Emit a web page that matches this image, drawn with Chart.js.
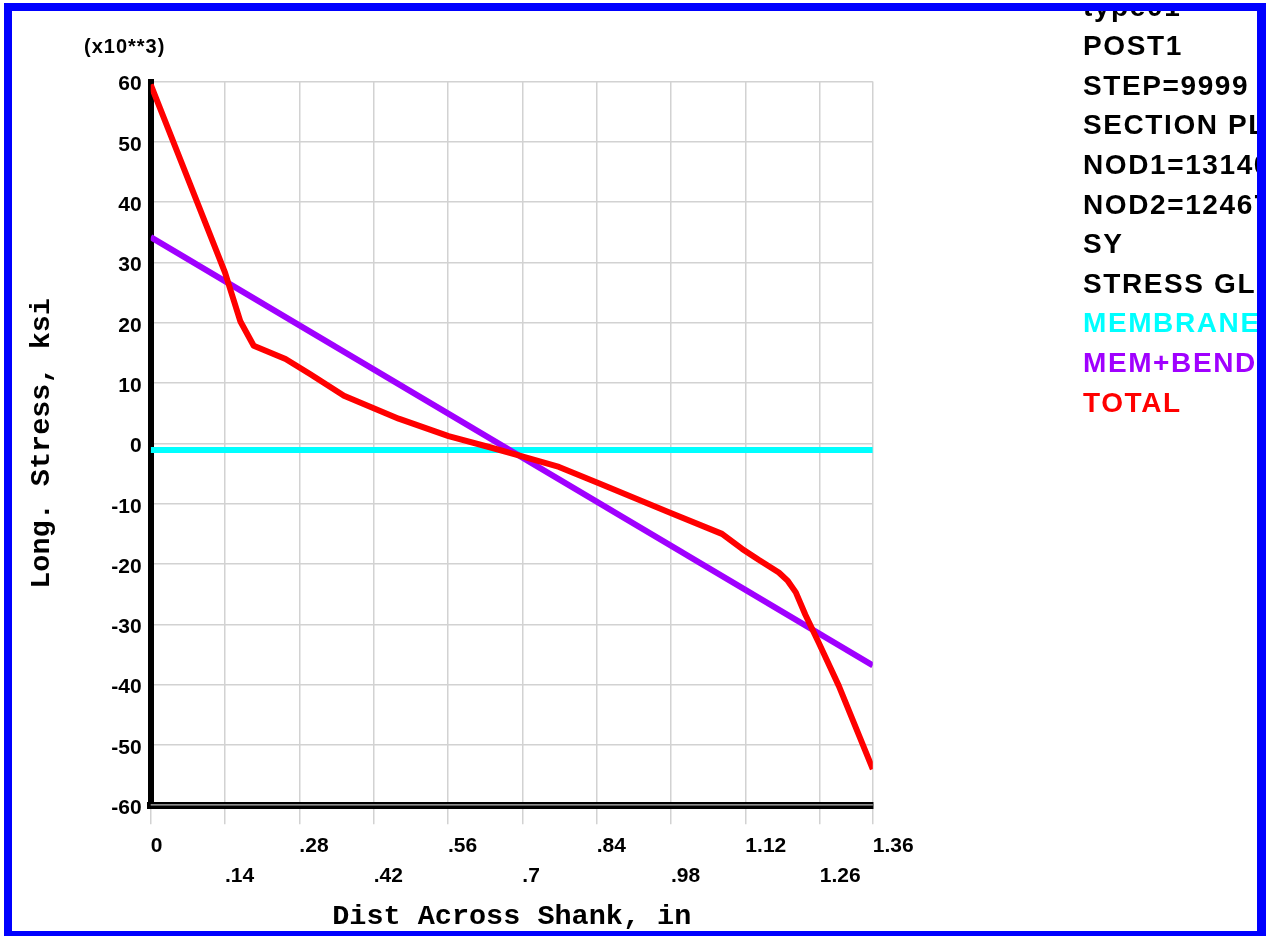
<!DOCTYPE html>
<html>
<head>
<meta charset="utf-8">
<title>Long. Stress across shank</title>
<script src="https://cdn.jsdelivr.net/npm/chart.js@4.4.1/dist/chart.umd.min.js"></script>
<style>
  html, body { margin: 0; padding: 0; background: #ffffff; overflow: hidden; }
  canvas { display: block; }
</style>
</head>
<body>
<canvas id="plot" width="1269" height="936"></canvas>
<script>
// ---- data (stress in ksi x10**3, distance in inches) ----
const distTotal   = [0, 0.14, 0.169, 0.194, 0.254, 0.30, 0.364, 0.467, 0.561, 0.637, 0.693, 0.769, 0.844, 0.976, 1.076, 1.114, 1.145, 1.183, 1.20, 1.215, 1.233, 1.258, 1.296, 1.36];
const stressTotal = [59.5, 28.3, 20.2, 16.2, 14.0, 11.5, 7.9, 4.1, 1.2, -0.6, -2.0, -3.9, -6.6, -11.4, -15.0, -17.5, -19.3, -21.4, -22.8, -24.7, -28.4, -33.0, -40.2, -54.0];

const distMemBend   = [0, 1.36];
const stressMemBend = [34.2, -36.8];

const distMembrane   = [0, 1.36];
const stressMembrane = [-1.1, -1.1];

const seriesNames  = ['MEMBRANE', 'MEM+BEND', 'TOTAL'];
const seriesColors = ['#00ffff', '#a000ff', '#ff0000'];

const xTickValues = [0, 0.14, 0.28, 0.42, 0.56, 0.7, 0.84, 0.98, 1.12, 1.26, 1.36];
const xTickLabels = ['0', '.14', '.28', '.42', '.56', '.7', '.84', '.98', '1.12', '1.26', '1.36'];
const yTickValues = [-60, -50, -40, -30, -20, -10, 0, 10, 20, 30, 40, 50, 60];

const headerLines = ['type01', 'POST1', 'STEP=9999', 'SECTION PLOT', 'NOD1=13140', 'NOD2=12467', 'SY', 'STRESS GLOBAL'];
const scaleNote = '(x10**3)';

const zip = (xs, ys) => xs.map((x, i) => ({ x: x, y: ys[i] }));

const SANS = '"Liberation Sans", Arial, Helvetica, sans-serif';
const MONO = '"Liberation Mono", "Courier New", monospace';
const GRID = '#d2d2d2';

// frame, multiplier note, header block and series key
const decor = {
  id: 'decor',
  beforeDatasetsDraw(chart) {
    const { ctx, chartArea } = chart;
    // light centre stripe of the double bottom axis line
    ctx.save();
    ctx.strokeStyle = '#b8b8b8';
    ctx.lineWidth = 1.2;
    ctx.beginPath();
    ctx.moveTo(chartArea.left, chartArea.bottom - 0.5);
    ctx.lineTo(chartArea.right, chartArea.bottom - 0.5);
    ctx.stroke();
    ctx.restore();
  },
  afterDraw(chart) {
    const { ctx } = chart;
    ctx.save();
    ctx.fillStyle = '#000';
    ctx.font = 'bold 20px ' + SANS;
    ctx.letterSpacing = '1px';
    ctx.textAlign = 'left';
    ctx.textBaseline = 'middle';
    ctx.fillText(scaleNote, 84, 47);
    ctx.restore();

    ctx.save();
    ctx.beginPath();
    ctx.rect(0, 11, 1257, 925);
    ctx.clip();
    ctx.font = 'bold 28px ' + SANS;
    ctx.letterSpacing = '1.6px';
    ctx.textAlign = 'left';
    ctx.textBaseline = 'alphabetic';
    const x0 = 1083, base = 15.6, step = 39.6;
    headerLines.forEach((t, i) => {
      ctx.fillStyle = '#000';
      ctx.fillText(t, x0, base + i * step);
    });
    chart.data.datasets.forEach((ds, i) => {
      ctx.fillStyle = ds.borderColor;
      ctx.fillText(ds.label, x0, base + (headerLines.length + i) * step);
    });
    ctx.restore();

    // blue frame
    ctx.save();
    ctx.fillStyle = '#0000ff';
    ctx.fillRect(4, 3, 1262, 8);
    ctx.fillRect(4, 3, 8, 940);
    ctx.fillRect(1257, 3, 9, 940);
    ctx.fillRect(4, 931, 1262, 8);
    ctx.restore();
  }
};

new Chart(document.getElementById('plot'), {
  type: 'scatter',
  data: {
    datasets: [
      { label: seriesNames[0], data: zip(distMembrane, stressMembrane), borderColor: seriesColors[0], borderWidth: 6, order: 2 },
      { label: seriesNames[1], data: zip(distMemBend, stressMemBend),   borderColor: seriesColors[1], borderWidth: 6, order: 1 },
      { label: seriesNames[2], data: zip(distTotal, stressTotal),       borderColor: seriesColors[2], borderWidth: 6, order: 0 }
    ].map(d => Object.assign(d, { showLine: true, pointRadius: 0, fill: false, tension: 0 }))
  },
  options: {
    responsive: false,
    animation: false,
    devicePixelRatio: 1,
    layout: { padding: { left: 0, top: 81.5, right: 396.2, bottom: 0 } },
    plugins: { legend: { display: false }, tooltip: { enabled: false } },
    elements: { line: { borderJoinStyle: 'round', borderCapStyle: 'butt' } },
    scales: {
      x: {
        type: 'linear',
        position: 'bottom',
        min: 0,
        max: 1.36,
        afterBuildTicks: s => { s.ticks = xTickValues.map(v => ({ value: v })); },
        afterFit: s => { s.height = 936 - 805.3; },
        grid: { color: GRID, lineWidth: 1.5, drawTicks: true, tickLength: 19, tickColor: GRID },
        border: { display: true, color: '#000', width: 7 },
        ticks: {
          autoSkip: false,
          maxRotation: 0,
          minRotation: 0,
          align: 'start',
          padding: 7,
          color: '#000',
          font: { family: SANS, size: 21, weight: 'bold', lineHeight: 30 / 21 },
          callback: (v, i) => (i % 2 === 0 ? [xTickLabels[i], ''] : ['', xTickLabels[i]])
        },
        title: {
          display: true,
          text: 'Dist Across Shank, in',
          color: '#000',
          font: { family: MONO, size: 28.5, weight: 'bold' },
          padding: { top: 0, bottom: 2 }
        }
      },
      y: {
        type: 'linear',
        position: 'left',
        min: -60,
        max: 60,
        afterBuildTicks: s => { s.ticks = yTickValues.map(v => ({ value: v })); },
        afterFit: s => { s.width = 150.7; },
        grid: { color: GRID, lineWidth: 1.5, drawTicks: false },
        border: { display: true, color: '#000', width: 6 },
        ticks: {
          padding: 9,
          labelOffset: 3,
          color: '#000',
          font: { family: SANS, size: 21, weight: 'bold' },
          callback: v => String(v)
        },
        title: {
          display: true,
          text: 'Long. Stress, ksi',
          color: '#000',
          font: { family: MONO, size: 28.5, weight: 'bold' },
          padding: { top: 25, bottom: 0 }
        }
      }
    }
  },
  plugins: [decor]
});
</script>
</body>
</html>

• To do: Return the material line for line, from its beginning to the line that contains "const stressMemBend = [34.2, -36.8];", with the pictures left out.

• Written answer:
Emit a web page that matches this image, drawn with Chart.js.
<!DOCTYPE html>
<html>
<head>
<meta charset="utf-8">
<title>Long. Stress across shank</title>
<script src="https://cdn.jsdelivr.net/npm/chart.js@4.4.1/dist/chart.umd.min.js"></script>
<style>
  html, body { margin: 0; padding: 0; background: #ffffff; overflow: hidden; }
  canvas { display: block; }
</style>
</head>
<body>
<canvas id="plot" width="1269" height="936"></canvas>
<script>
// ---- data (stress in ksi x10**3, distance in inches) ----
const distTotal   = [0, 0.14, 0.169, 0.194, 0.254, 0.30, 0.364, 0.467, 0.561, 0.637, 0.693, 0.769, 0.844, 0.976, 1.076, 1.114, 1.145, 1.183, 1.20, 1.215, 1.233, 1.258, 1.296, 1.36];
const stressTotal = [59.5, 28.3, 20.2, 16.2, 14.0, 11.5, 7.9, 4.1, 1.2, -0.6, -2.0, -3.9, -6.6, -11.4, -15.0, -17.5, -19.3, -21.4, -22.8, -24.7, -28.4, -33.0, -40.2, -54.0];

const distMemBend   = [0, 1.36];
const stressMemBend = [34.2, -36.8];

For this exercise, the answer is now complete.